Subtract: . . . . $\frac{1}{2}S \;=\;\underbrace{\frac{1}{2} + \frac{1}{2^2} + \frac{1}{2^3} + \frac{1}{2^4} + \hdots + \frac{1}{2^n}}_{\text{geometric series}} - \frac{n}{2^{n+1}}$

. . The geometric series has a sum of: $1 - \tfrac{1}{2^n}$

We have: . $\frac{1}{2}S \;=\;\left(1 - \frac{1}{2^n}\right) - \frac{n}{2^{n+1}}$

. . . . . . . . $\frac{1}{2}S \;=\;\frac{2^{n+1} - 2 - n}{2^{n+1}}$

Multiply by 2: . $S \;=\;\frac{2^{n+1} - 2 - n}{2^n}$

. . . . . . . . . . . $S \;=\;\frac{2^{n+1}}{2^n} - \frac{2+n}{2^n}$

. . . . . . . . . . . $S \;=\;2 - \frac{n+2}{2^n}$

Since the fraction is positive, $S \:<\:2.$
• Jun 30th 2013, 10:45 AM
Ragnarok
Re: Proving an inequality without induction
Thank you both so much! I'm sorry I didn't get back to you sooner. emakarov, I tried to put my proof in the form you described and I couldn't - in fact, I couldn't even reproduce the proof.

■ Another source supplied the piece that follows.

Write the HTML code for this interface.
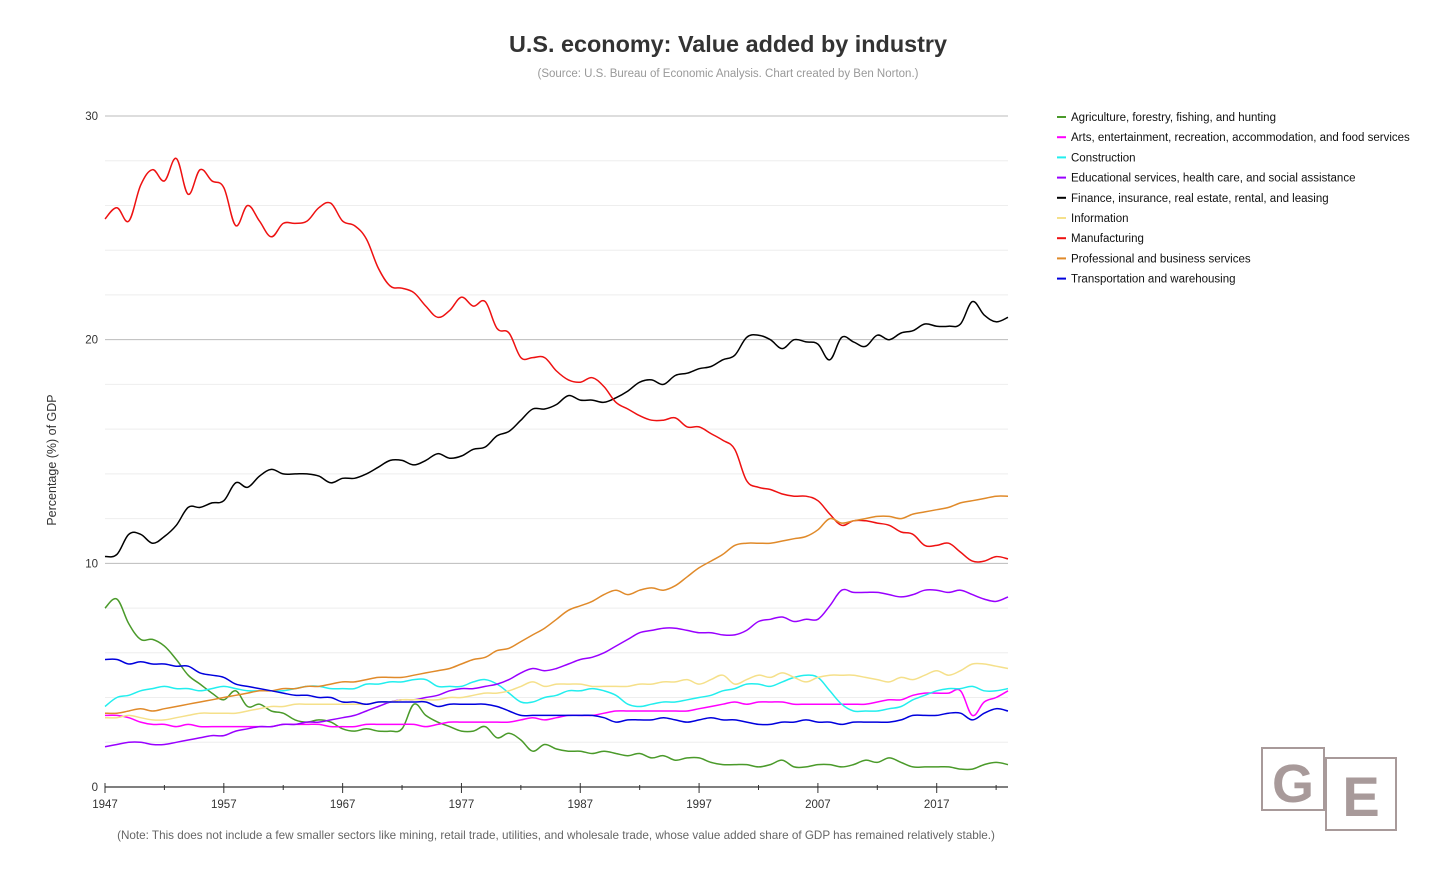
<!DOCTYPE html>
<html><head><meta charset="utf-8"><style>
body{margin:0;background:#fff;font-family:"Liberation Sans",Arial,sans-serif}
svg{display:block}
</style></head><body>
<svg id="chart" width="1456" height="874">
<text x="728" y="52" text-anchor="middle" font-size="23.4" font-weight="bold" fill="#333">U.S. economy: Value added by industry</text>
<text x="728" y="77" text-anchor="middle" font-size="11.5" fill="#999">(Source: U.S. Bureau of Economic Analysis. Chart created by Ben Norton.)</text>
<text transform="translate(56,460) rotate(-90)" text-anchor="middle" font-size="12.5" fill="#333">Percentage (%) of GDP</text>
<text x="556" y="839" text-anchor="middle" font-size="11.7" fill="#666">(Note: This does not include a few smaller sectors like mining, retail trade, utilities, and wholesale trade, whose value added share of GDP has remained relatively stable.)</text>
<g id="grid"></g><g id="axes"></g><g id="series"></g><g id="legend"></g>
<g>
<rect x="1262" y="748" width="62" height="62" fill="#fff" stroke="#a89a9a" stroke-width="2"/>
<rect x="1326" y="758" width="70" height="72" fill="#fff" stroke="#a89a9a" stroke-width="2"/>
<text x="1293" y="802" text-anchor="middle" font-size="54" font-weight="bold" fill="#a89a9a">G</text>
<text x="1361" y="816" text-anchor="middle" font-size="56" font-weight="bold" fill="#a89a9a">E</text>
</g>
</svg>
<script>
const years=[];for(let y=1947;y<=2023;y++)years.push(y);
const seriesNames=["Agriculture, forestry, fishing, and hunting","Arts, entertainment, recreation, accommodation, and food services","Construction","Educational services, health care, and social assistance","Finance, insurance, real estate, rental, and leasing","Information","Manufacturing","Professional and business services","Transportation and warehousing"];
const seriesColors=["#4a9a2a","#ff00ff","#22eeee","#9900ff","#000000","#f5e08a","#ee1111","#e08a2a","#0000dd"];
const agriculture=[8.0,8.4,7.3,6.6,6.6,6.3,5.7,5.0,4.6,4.2,3.9,4.3,3.6,3.7,3.4,3.3,3.0,2.9,3.0,2.9,2.6,2.5,2.6,2.5,2.5,2.6,3.7,3.2,2.9,2.7,2.5,2.5,2.7,2.2,2.4,2.1,1.6,1.9,1.7,1.6,1.6,1.5,1.6,1.5,1.4,1.5,1.3,1.4,1.2,1.3,1.3,1.1,1.0,1.0,1.0,0.9,1.0,1.2,0.9,0.9,1.0,1.0,0.9,1.0,1.2,1.1,1.3,1.1,0.9,0.9,0.9,0.9,0.8,0.8,1.0,1.1,1.0];
const arts=[3.2,3.2,3.1,2.9,2.8,2.8,2.7,2.8,2.7,2.7,2.7,2.7,2.7,2.7,2.7,2.8,2.8,2.8,2.8,2.7,2.7,2.7,2.8,2.8,2.8,2.8,2.8,2.7,2.8,2.9,2.9,2.9,2.9,2.9,2.9,3.0,3.1,3.0,3.1,3.2,3.2,3.2,3.3,3.4,3.4,3.4,3.4,3.4,3.4,3.4,3.5,3.6,3.7,3.8,3.7,3.8,3.8,3.8,3.7,3.7,3.7,3.7,3.7,3.7,3.7,3.8,3.9,3.9,4.1,4.2,4.2,4.2,4.3,3.2,3.8,4.0,4.3];
const construction=[3.6,4.0,4.1,4.3,4.4,4.5,4.4,4.4,4.3,4.4,4.5,4.4,4.3,4.3,4.3,4.3,4.4,4.5,4.5,4.4,4.4,4.4,4.6,4.6,4.7,4.7,4.8,4.8,4.5,4.5,4.5,4.7,4.8,4.6,4.2,3.8,3.8,4.0,4.1,4.3,4.3,4.4,4.3,4.1,3.7,3.6,3.7,3.8,3.8,3.9,4.0,4.1,4.3,4.4,4.6,4.6,4.5,4.7,4.9,5.0,4.9,4.3,3.7,3.4,3.4,3.4,3.5,3.6,3.9,4.1,4.3,4.4,4.4,4.5,4.3,4.3,4.4];
const education=[1.8,1.9,2.0,2.0,1.9,1.9,2.0,2.1,2.2,2.3,2.3,2.5,2.6,2.7,2.7,2.8,2.8,2.9,2.9,3.0,3.1,3.2,3.4,3.6,3.8,3.9,3.9,4.0,4.1,4.3,4.4,4.4,4.5,4.6,4.8,5.1,5.3,5.2,5.3,5.5,5.7,5.8,6.0,6.3,6.6,6.9,7.0,7.1,7.1,7.0,6.9,6.9,6.8,6.8,7.0,7.4,7.5,7.6,7.4,7.5,7.5,8.1,8.8,8.7,8.7,8.7,8.6,8.5,8.6,8.8,8.8,8.7,8.8,8.6,8.4,8.3,8.5];
const finance=[10.3,10.4,11.3,11.3,10.9,11.2,11.7,12.5,12.5,12.7,12.8,13.6,13.4,13.9,14.2,14.0,14.0,14.0,13.9,13.6,13.8,13.8,14.0,14.3,14.6,14.6,14.4,14.6,14.9,14.7,14.8,15.1,15.2,15.7,15.9,16.4,16.9,16.9,17.1,17.5,17.3,17.3,17.2,17.4,17.7,18.1,18.2,18.0,18.4,18.5,18.7,18.8,19.1,19.3,20.1,20.2,20.0,19.6,20.0,19.9,19.8,19.1,20.1,19.9,19.7,20.2,20.0,20.3,20.4,20.7,20.6,20.6,20.7,21.7,21.1,20.8,21.0];
const information=[3.1,3.1,3.2,3.1,3.0,3.0,3.1,3.2,3.3,3.3,3.3,3.3,3.4,3.5,3.6,3.6,3.7,3.7,3.7,3.7,3.7,3.7,3.7,3.8,3.8,3.9,3.9,3.9,3.9,4.0,4.0,4.1,4.2,4.2,4.3,4.5,4.7,4.5,4.6,4.6,4.6,4.5,4.5,4.5,4.5,4.6,4.6,4.7,4.7,4.8,4.6,4.8,5.0,4.6,4.8,5.0,4.9,5.1,4.9,4.7,4.9,5.0,5.0,5.0,4.9,4.8,4.7,4.9,4.8,5.0,5.2,5.0,5.2,5.5,5.5,5.4,5.3];
const manufacturing=[25.4,25.9,25.3,26.9,27.6,27.1,28.1,26.5,27.6,27.1,26.8,25.1,26.0,25.3,24.6,25.2,25.2,25.3,25.9,26.1,25.3,25.1,24.5,23.2,22.4,22.3,22.1,21.5,21.0,21.3,21.9,21.5,21.7,20.5,20.3,19.2,19.2,19.2,18.6,18.2,18.1,18.3,17.9,17.2,16.9,16.6,16.4,16.4,16.5,16.1,16.1,15.8,15.5,15.1,13.7,13.4,13.3,13.1,13.0,13.0,12.8,12.2,11.7,11.9,11.9,11.8,11.7,11.4,11.3,10.8,10.8,10.9,10.5,10.1,10.1,10.3,10.2];
const professional=[3.3,3.3,3.4,3.5,3.4,3.5,3.6,3.7,3.8,3.9,4.0,4.1,4.2,4.3,4.3,4.4,4.4,4.5,4.5,4.6,4.7,4.7,4.8,4.9,4.9,4.9,5.0,5.1,5.2,5.3,5.5,5.7,5.8,6.1,6.2,6.5,6.8,7.1,7.5,7.9,8.1,8.3,8.6,8.8,8.6,8.8,8.9,8.8,9.0,9.4,9.8,10.1,10.4,10.8,10.9,10.9,10.9,11.0,11.1,11.2,11.5,12.0,11.8,11.9,12.0,12.1,12.1,12.0,12.2,12.3,12.4,12.5,12.7,12.8,12.9,13.0,13.0];
const transportation=[5.7,5.7,5.5,5.6,5.5,5.5,5.4,5.4,5.1,5.0,4.9,4.6,4.5,4.4,4.3,4.2,4.1,4.1,4.0,4.0,3.8,3.8,3.7,3.8,3.8,3.8,3.8,3.8,3.6,3.7,3.7,3.7,3.7,3.6,3.4,3.2,3.2,3.2,3.2,3.2,3.2,3.2,3.1,2.9,3.0,3.0,3.0,3.1,3.0,2.9,3.0,3.1,3.0,3.0,2.9,2.8,2.8,2.9,2.9,3.0,2.9,2.9,2.8,2.9,2.9,2.9,2.9,3.0,3.2,3.2,3.2,3.3,3.3,3.0,3.3,3.5,3.4];
const yTicks=[0,10,20,30];
const xTicks=[1947,1957,1967,1977,1987,1997,2007,2017];
const allSeries=[agriculture,arts,construction,education,finance,information,manufacturing,professional,transportation];

const NS="http://www.w3.org/2000/svg";
const X0=105,X1=1008,Y0=787,Y30=116;
const xs=y=>X0+(y-1947)*(X1-X0)/(2023-1947);
const ys=v=>Y0-v*(Y0-Y30)/30;
function mk(tag,attrs,parent){const e=document.createElementNS(NS,tag);for(const k in attrs)e.setAttribute(k,attrs[k]);parent.appendChild(e);return e;}
const grid=document.getElementById('grid'),axes=document.getElementById('axes'),ser=document.getElementById('series'),leg=document.getElementById('legend');
for(let v=2;v<30;v+=2){if(v%10===0)continue;const l=mk('line',{x1:X0,x2:X1,y1:ys(v),y2:ys(v),stroke:'#eeeeee','stroke-width':1},grid);

}
yTicks.forEach(v=>{if(v>0){const l=mk('line',{x1:X0,x2:X1,y1:ys(v),y2:ys(v),stroke:'#bbbbbb','stroke-width':1},grid);

}
const t=mk('text',{x:98,y:ys(v)+4,'text-anchor':'end','font-size':11.5,fill:'#333'},axes);t.textContent=v;

});
const ax=mk('line',{x1:X0,x2:X1,y1:Y0,y2:Y0,stroke:'#333','stroke-width':1.2},axes);


for(let y=1947;y<=2023;y+=5){const major=(y-1947)%10===0;const tk=mk('line',{x1:xs(y),x2:xs(y),y1:Y0-(major?4:2),y2:Y0+(major?6:3),stroke:'#333','stroke-width':1},axes);

}
xTicks.forEach(y=>{const t=mk('text',{x:xs(y),y:808,'text-anchor':'middle','font-size':11.5,fill:'#333'},axes);t.textContent=y;

});
function pathD(vals){const p=vals.map((v,i)=>[xs(years[i]),ys(v)]);let d='M'+p[0][0].toFixed(1)+','+p[0][1].toFixed(1);
for(let i=0;i<p.length-1;i++){const a=p[i-1]||p[i],b=p[i],c=p[i+1],e=p[i+2]||c;const t=0.18;
const c1=[b[0]+(c[0]-a[0])*t,b[1]+(c[1]-a[1])*t],c2=[c[0]-(e[0]-b[0])*t,c[1]-(e[1]-b[1])*t];
d+=' C'+c1[0].toFixed(1)+','+c1[1].toFixed(1)+' '+c2[0].toFixed(1)+','+c2[1].toFixed(1)+' '+c[0].toFixed(1)+','+c[1].toFixed(1);}return d;}
allSeries.forEach((vals,i)=>{const p=mk('path',{d:pathD(vals),fill:'none',stroke:seriesColors[i],'stroke-width':1.5},ser);


const ly=117+i*20.2;const g=mk('g',{},leg);


mk('line',{x1:1057,x2:1066,y1:ly,y2:ly,stroke:seriesColors[i],'stroke-width':2},g);
const t=mk('text',{x:1071,y:ly+4,'font-size':11.5,fill:'#111'},g);t.textContent=seriesNames[i];});
</script>
</body></html>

So maybe I got something wrong. I'm going to try again. Soroban, I love your answer, thank you so much.
• Jun 30th 2013, 03:04 PM
emakarov
Re: Proving an inequality without induction
I am not sure my method, which is supposed to work by proving $\sum_{k=1}^n k/2^k<2-E(n)$ for some E(n), is feasible. However, Soroban's final equality can be proved by induction.
• Jun 30th 2013, 03:05 PM
Ragnarok
Re: Proving an inequality without induction
Okay, I think I got it. Here's what I did for the inductive step:

$\sum_{k=1}^n\frac{k}{2^k}<2$

$\Longleftrightarrow\frac{1}{2^n}\sum_{k=1}^n2^{n-k}k<2$

$\Longleftrightarrow\sum_{k=1}^n2^{n-k}k<2^{n+1}$

$\Longleftrightarrow \left(\sum_{k=1}^n2^{n-k}k\right)+(n+1)<2^{n+1}+(n+1)$

Since $n+1<2^{n+1}$ (can be shown separately), we have $2^{n+1}+(n+1)<2\cdot 2^{n+1}=2^{n+2}$ and so

$\Longleftrightarrow\sum_{k=1}^{n+1}2^{n-k}k<2^{n+2}$

as required.

So what would be the $E(n)$ in this argument?
• Jun 30th 2013, 03:11 PM
Ragnarok
Re: Proving an inequality without induction
Oh, sorry, I forgot to put it back in the right form:

$\sum_{k=1}^{n+1}2^{n-k}k<2^{n+2}$

$\Longleftrightarrow \frac{1}{2^{n+1}}\sum_{k=1}^{n+1}2^{n-k}k<2$

$\Longleftrightarrow \sum_{k=1}^{n+1}\frac{k}{2^k}<2$

I hope that's right...
• Jun 30th 2013, 04:17 PM
Ragnarok
Re: Proving an inequality without induction
Mistake in that last bit...should be an $n+1$ in parts of it.